DATA LINES —
"""
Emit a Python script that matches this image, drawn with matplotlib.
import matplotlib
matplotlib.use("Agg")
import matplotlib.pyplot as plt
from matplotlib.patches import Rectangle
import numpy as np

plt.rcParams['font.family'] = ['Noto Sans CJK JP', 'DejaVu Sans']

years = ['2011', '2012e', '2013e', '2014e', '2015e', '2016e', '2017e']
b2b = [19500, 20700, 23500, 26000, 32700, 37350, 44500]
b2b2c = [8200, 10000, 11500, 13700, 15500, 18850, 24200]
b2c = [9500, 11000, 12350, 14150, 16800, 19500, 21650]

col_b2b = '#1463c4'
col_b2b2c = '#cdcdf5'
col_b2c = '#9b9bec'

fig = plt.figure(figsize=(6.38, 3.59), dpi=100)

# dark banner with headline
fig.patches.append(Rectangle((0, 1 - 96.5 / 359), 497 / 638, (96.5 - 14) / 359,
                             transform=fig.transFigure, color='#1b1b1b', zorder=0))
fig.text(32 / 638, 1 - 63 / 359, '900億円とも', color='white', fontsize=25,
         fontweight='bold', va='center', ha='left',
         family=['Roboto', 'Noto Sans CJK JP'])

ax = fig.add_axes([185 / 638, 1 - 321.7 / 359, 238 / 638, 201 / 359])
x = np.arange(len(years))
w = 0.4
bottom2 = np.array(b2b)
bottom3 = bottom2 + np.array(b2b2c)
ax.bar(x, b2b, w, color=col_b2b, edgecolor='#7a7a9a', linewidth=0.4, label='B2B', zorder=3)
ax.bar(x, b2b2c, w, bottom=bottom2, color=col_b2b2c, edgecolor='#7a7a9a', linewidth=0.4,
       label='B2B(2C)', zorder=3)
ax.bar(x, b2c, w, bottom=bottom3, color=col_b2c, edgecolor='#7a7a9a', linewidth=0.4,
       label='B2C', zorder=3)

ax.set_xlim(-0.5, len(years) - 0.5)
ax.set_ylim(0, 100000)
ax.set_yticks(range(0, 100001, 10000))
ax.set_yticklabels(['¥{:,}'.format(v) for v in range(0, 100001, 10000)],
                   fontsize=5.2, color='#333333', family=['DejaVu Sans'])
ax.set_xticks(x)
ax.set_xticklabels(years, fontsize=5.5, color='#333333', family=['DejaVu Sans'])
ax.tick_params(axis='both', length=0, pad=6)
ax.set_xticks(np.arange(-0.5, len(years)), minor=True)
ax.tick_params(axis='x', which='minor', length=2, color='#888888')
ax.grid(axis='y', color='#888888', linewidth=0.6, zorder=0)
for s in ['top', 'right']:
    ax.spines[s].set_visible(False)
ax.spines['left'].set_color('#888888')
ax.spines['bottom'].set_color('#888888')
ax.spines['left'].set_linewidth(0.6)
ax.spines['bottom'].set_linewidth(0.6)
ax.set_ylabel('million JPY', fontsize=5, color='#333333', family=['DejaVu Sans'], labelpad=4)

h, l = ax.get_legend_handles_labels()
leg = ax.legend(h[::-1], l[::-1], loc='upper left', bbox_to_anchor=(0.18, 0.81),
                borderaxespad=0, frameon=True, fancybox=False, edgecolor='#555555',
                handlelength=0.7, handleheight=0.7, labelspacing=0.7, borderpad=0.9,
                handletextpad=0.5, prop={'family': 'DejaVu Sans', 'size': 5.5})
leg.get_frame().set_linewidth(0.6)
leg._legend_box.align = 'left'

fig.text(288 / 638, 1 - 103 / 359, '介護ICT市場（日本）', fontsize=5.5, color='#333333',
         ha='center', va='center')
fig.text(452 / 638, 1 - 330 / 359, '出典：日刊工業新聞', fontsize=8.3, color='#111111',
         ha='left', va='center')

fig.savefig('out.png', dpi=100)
"""
"""
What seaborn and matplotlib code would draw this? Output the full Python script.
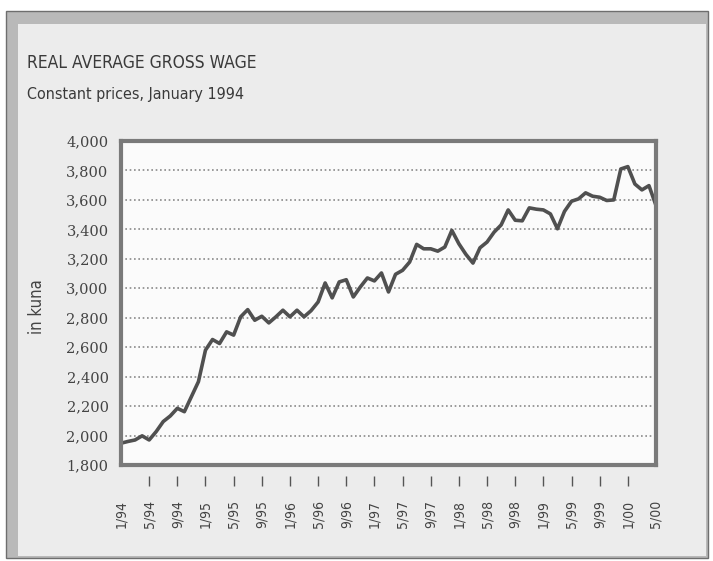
"""
"""
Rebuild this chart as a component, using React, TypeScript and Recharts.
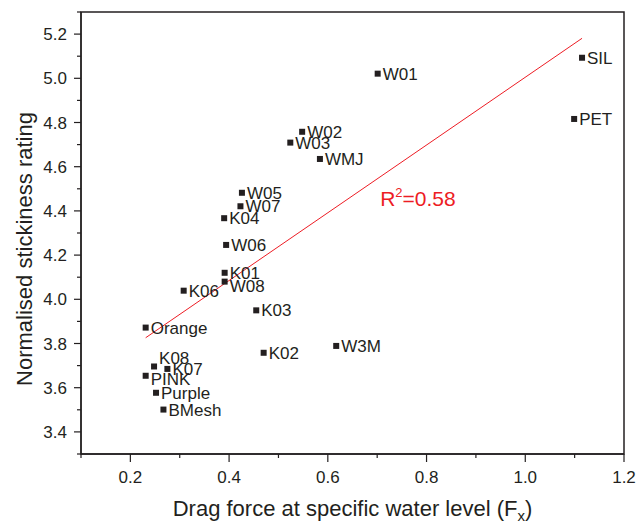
"""
INSTRUCTIONS FOR THE TASK — Copy verbatim the line that contains "Emit a Python", the line that contains "family=['Roboto', 'Noto Sans", and all lines between them.

TASK SOLUTION —
Emit a Python script that matches this image, drawn with matplotlib.
import matplotlib
matplotlib.use("Agg")
import matplotlib.pyplot as plt
from matplotlib.patches import Rectangle
import numpy as np

plt.rcParams['font.family'] = ['Noto Sans CJK JP', 'DejaVu Sans']

years = ['2011', '2012e', '2013e', '2014e', '2015e', '2016e', '2017e']
b2b = [19500, 20700, 23500, 26000, 32700, 37350, 44500]
b2b2c = [8200, 10000, 11500, 13700, 15500, 18850, 24200]
b2c = [9500, 11000, 12350, 14150, 16800, 19500, 21650]

col_b2b = '#1463c4'
col_b2b2c = '#cdcdf5'
col_b2c = '#9b9bec'

fig = plt.figure(figsize=(6.38, 3.59), dpi=100)

# dark banner with headline
fig.patches.append(Rectangle((0, 1 - 96.5 / 359), 497 / 638, (96.5 - 14) / 359,
                             transform=fig.transFigure, color='#1b1b1b', zorder=0))
fig.text(32 / 638, 1 - 63 / 359, '900億円とも', color='white', fontsize=25,
         fontweight='bold', va='center', ha='left',
         family=['Roboto', 'Noto Sans CJK JP'])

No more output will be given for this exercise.